今回、初めて話を聞くが、台湾の4割打者は「いい時」よりも「良くない時」に時間と気持ちを傾け、打撃というものに相対している気がした。当然と言えばこれも当然に聞こえるかもしれない。しかし彼からは、その奥深さが感じられた。
「いい時より悪い時。そうですね、その通りです。いかにして悪い時を短くするか。いい時は何も考えずに打てる。しかし打てない時、調子の良くない時に、考えて、でも考えすぎずにバットが振れるか。これは難しいですけれど、大事なことだと思っています」
通訳を介しているとはいえ、語る言葉の内容は、まるで日本人選手のようだ。それだけの突き詰め方は、あるいは日本人選手以上かもしれない。
-5年後、10年後、どんな打者になっていたいか?
「数字としての目標はないですが、シーズン通して常に最高の打撃をする打者でいたい。そう思っています。野球って、一生かかっても勉強し尽くせないスポーツだと思うんで…」
マジメですね、と返すと、彼はこう返してきた。
「子供の頃は遊びでしたけど、今は仕事ですから。仕事に対する考え方、取り組み方はマジメに、全力で。それだけのことです」
そう25歳のスラッガーは言い切った。
◇ ◇
6月17日、彼の所属するラミゴ・モンキースが前期優勝を果たした。無論、彼の貢献は大だが、今季の彼は打率こそ3割4分7厘と“低迷”している。3割台半ばで低迷とは失礼な言い草だが、しかし彼の打撃からすれば、やはり不振のシーズンと言わざるを得ない。関係者の話では「本人がスイング軌道のイメージを、ちょっと錯覚しているのが原因ではないか」とか。

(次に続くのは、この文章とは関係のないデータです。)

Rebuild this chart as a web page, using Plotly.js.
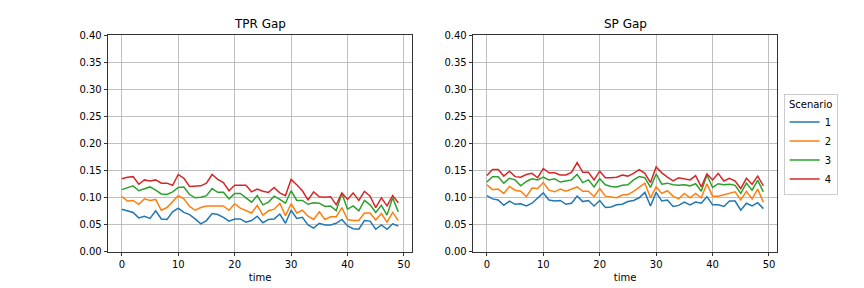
<!DOCTYPE html>
<html>
<head>
<meta charset="utf-8">
<script src="https://cdn.plot.ly/plotly-3.0.1.min.js"></script>
<style>html,body{margin:0;padding:0;background:#fff}#chart{width:864px;height:288px}</style>
</head>
<body>
<div id="chart"></div>
<script>
const time = Array.from({length: 50}, (_, i) => i);
const scenarios = ["1", "2", "3", "4"];
const colors = ["#1f77b4", "#ff7f0e", "#2ca02c", "#d62728"];
const panelTitles = ["TPR Gap", "SP Gap"];

const tpr1 = [0.079,0.076,0.073,0.063,0.066,0.062,0.076,0.061,0.060,0.074,0.081,0.073,0.069,0.061,0.052,0.058,0.071,0.069,0.064,0.057,0.061,0.061,0.055,0.058,0.066,0.054,0.060,0.061,0.070,0.053,0.077,0.062,0.064,0.050,0.044,0.053,0.050,0.050,0.053,0.060,0.048,0.043,0.042,0.058,0.057,0.042,0.050,0.042,0.052,0.048];
const tpr2 = [0.102,0.094,0.095,0.088,0.098,0.095,0.097,0.077,0.082,0.093,0.104,0.098,0.084,0.077,0.082,0.085,0.085,0.085,0.085,0.077,0.089,0.081,0.076,0.072,0.086,0.068,0.076,0.079,0.090,0.067,0.089,0.072,0.077,0.066,0.060,0.074,0.060,0.065,0.065,0.082,0.060,0.058,0.058,0.072,0.072,0.059,0.071,0.055,0.073,0.058];
const tpr3 = [0.115,0.119,0.122,0.113,0.117,0.120,0.114,0.107,0.106,0.111,0.119,0.120,0.106,0.100,0.101,0.104,0.117,0.110,0.110,0.098,0.108,0.108,0.100,0.092,0.104,0.087,0.092,0.103,0.097,0.090,0.113,0.095,0.095,0.088,0.091,0.090,0.084,0.085,0.076,0.108,0.079,0.085,0.076,0.095,0.087,0.073,0.086,0.068,0.100,0.074];
const tpr4 = [0.135,0.138,0.139,0.125,0.133,0.131,0.133,0.127,0.127,0.123,0.143,0.136,0.121,0.122,0.122,0.127,0.143,0.134,0.128,0.113,0.123,0.123,0.123,0.111,0.116,0.112,0.110,0.119,0.109,0.104,0.134,0.124,0.113,0.096,0.111,0.102,0.101,0.102,0.087,0.109,0.097,0.109,0.095,0.112,0.103,0.082,0.100,0.085,0.104,0.091];

const sp1 = [0.104,0.098,0.096,0.086,0.094,0.088,0.089,0.085,0.090,0.099,0.109,0.096,0.094,0.095,0.088,0.090,0.103,0.093,0.095,0.085,0.095,0.082,0.083,0.087,0.088,0.093,0.095,0.100,0.110,0.085,0.110,0.094,0.096,0.084,0.086,0.092,0.087,0.092,0.090,0.102,0.087,0.087,0.084,0.094,0.094,0.077,0.090,0.085,0.091,0.080];
const sp2 = [0.124,0.115,0.116,0.108,0.121,0.114,0.112,0.102,0.118,0.117,0.128,0.114,0.111,0.116,0.112,0.116,0.120,0.112,0.112,0.102,0.117,0.103,0.101,0.100,0.105,0.106,0.112,0.119,0.127,0.100,0.120,0.108,0.113,0.103,0.098,0.108,0.100,0.108,0.100,0.126,0.103,0.103,0.106,0.109,0.111,0.096,0.112,0.098,0.116,0.092];
const sp3 = [0.129,0.139,0.139,0.127,0.136,0.133,0.122,0.130,0.135,0.133,0.138,0.133,0.135,0.129,0.131,0.133,0.143,0.128,0.133,0.120,0.135,0.124,0.121,0.120,0.123,0.124,0.133,0.139,0.137,0.119,0.144,0.125,0.127,0.124,0.123,0.124,0.122,0.126,0.112,0.142,0.119,0.126,0.124,0.125,0.123,0.108,0.127,0.114,0.132,0.111];
const sp4 = [0.141,0.152,0.152,0.140,0.149,0.139,0.138,0.143,0.145,0.137,0.154,0.146,0.146,0.142,0.142,0.147,0.165,0.147,0.147,0.133,0.149,0.137,0.137,0.138,0.142,0.140,0.145,0.152,0.145,0.128,0.157,0.146,0.138,0.131,0.137,0.135,0.133,0.141,0.120,0.144,0.133,0.145,0.131,0.136,0.131,0.117,0.136,0.125,0.140,0.122];

const tprSeries = [tpr1, tpr2, tpr3, tpr4];
const spSeries = [sp1, sp2, sp3, sp4];
const yTicks = [0.00,0.05,0.10,0.15,0.20,0.25,0.30,0.35,0.40];
const xTicks = [0,10,20,30,40,50];

const traces = [];
tprSeries.forEach((ys, i) => traces.push({x: time, y: ys, type: 'scatter', mode: 'lines', name: scenarios[i], line: {color: colors[i], width: 1.5}, xaxis: 'x', yaxis: 'y', showlegend: true, legendgroup: scenarios[i]}));
spSeries.forEach((ys, i) => traces.push({x: time, y: ys, type: 'scatter', mode: 'lines', name: scenarios[i], line: {color: colors[i], width: 1.5}, xaxis: 'x2', yaxis: 'y2', showlegend: false, legendgroup: scenarios[i]}));

const font = {family: 'DejaVu Sans', size: 10, color: '#000'};
function xa(domain, anchor) {
  return {domain: domain, anchor: anchor, range: [-2.45, 51.45], tickvals: xTicks, ticktext: xTicks.map(String), ticks: 'outside', ticklen: 3.5, tickwidth: 0.8, tickcolor: '#000', showline: true, mirror: true, linecolor: '#000', linewidth: 0.8, showgrid: true, gridcolor: '#b0b0b0', gridwidth: 0.8, zeroline: false, tickfont: font, title: {text: 'time', font: font, standoff: 4}};
}
function ya(anchor) {
  return {domain: [0.125, 0.878], anchor: anchor, range: [0, 0.4], tickvals: yTicks, ticktext: yTicks.map(v => v.toFixed(2)), ticks: 'outside', ticklen: 3.5, tickwidth: 0.8, tickcolor: '#000', showline: true, mirror: true, linecolor: '#000', linewidth: 0.8, showgrid: true, gridcolor: '#b0b0b0', gridwidth: 0.8, zeroline: false, tickfont: font};
}

const layout = {
  width: 864, height: 288,
  margin: {l: 0, r: 0, t: 0, b: 0},
  paper_bgcolor: '#fff', plot_bgcolor: '#fff',
  font: font,
  xaxis: xa([0.125, 0.477], 'y'),
  yaxis: ya('x'),
  xaxis2: xa([0.5475, 0.8995], 'y2'),
  yaxis2: ya('x2'),
  legend: {x: 0.907, y: 0.5, xanchor: 'left', yanchor: 'middle', bordercolor: '#cccccc', borderwidth: 1, bgcolor: '#fff', font: {family: 'DejaVu Sans', size: 10, color: '#000'}, title: {text: 'Scenario', font: {family: 'DejaVu Sans', size: 10, color: '#000'}, side: 'top center'}, tracegroupgap: 0, itemwidth: 30},
  annotations: panelTitles.map((t, i) => ({text: t, x: i === 0 ? 0.301 : 0.7235, y: 0.885, xref: 'paper', yref: 'paper', xanchor: 'center', yanchor: 'bottom', showarrow: false, font: {family: 'DejaVu Sans', size: 12, color: '#000'}}))
};

Plotly.newPlot('chart', traces, layout, {displayModeBar: false, staticPlot: true});
</script>
</body>
</html>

台湾メディアによると、球団の許可が出れば今季オフにも海外進出があり得るという。日本の報道でも、すでにNPBの数球団が調査対象としてリストの上位に掲げているとの情報も。実現するかどうか。それはわからないが、彼の求道者的な打撃観は、日本に来ることでより磨かれ、高まることは間違いないと思った。
台湾の若き打撃職人。王柏融の今シーズン後半に注目していたい。(スポーツライター・木村公一)
◆王柏融 台湾・ラミゴモンキーズ外野手。1993年生まれ。181センチ、90キロ。右投げ左打ち。